Principal component analysis with drop rank covariance matrix

 School of Information Engineering, Guangdong University of Technology, Guangzhou, 510006, China

* Corresponding author: Bingo Wing-Kuen Ling

Received  November 2019 Revised  December 2019 Published  March 2020

This paper considers the principal component analysis when the covariance matrix of the input vectors drops rank. This case sometimes happens when the total number of the input vectors is very limited. First, it is found that the eigen decomposition of the covariance matrix is not uniquely defined. This implies that different transform matrices could be obtained for performing the principal component analysis. Hence, the generalized form of the eigen decomposition of the covariance matrix is given. Also, it is found that the matrix with its columns being the eigenvectors of the covariance matrix is not necessary to be unitary. This implies that the transform for performing the principal component analysis may not be energy preserved. To address this issue, the necessary and sufficient condition for the matrix with its columns being the eigenvectors of the covariance matrix to be unitary is derived. Moreover, since the design of the unitary transform matrix for performing the principal component analysis is usually formulated as an optimization problem, the necessary and sufficient condition for the first order derivative of the Lagrange function to be equal to the zero vector is derived.
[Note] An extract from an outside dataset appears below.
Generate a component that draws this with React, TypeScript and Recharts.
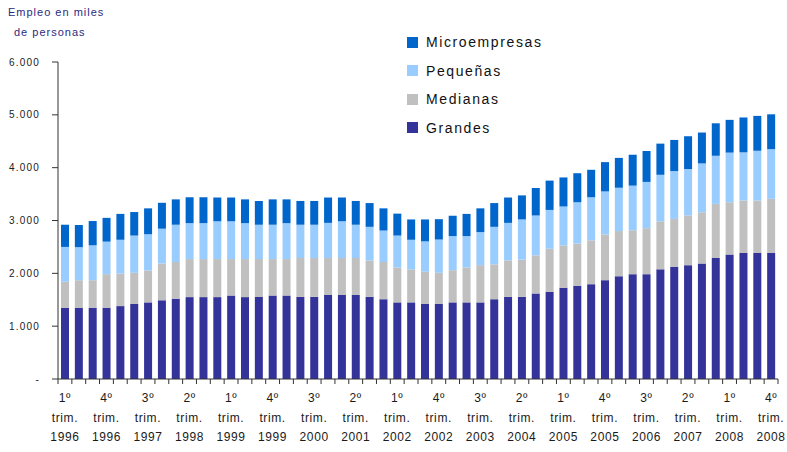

In fact, the unitary matrix with its columns being the eigenvectors of the covariance matrix is only a particular case of the condition. Furthermore, the necessary and sufficient condition for the second order derivative of the Lagrange function to be a positive definite function is derived. It is found that the unitary matrix with its columns being the eigenvectors of the covariance matrix does not satisfy this condition. Computer numerical simulation results are given to valid the results.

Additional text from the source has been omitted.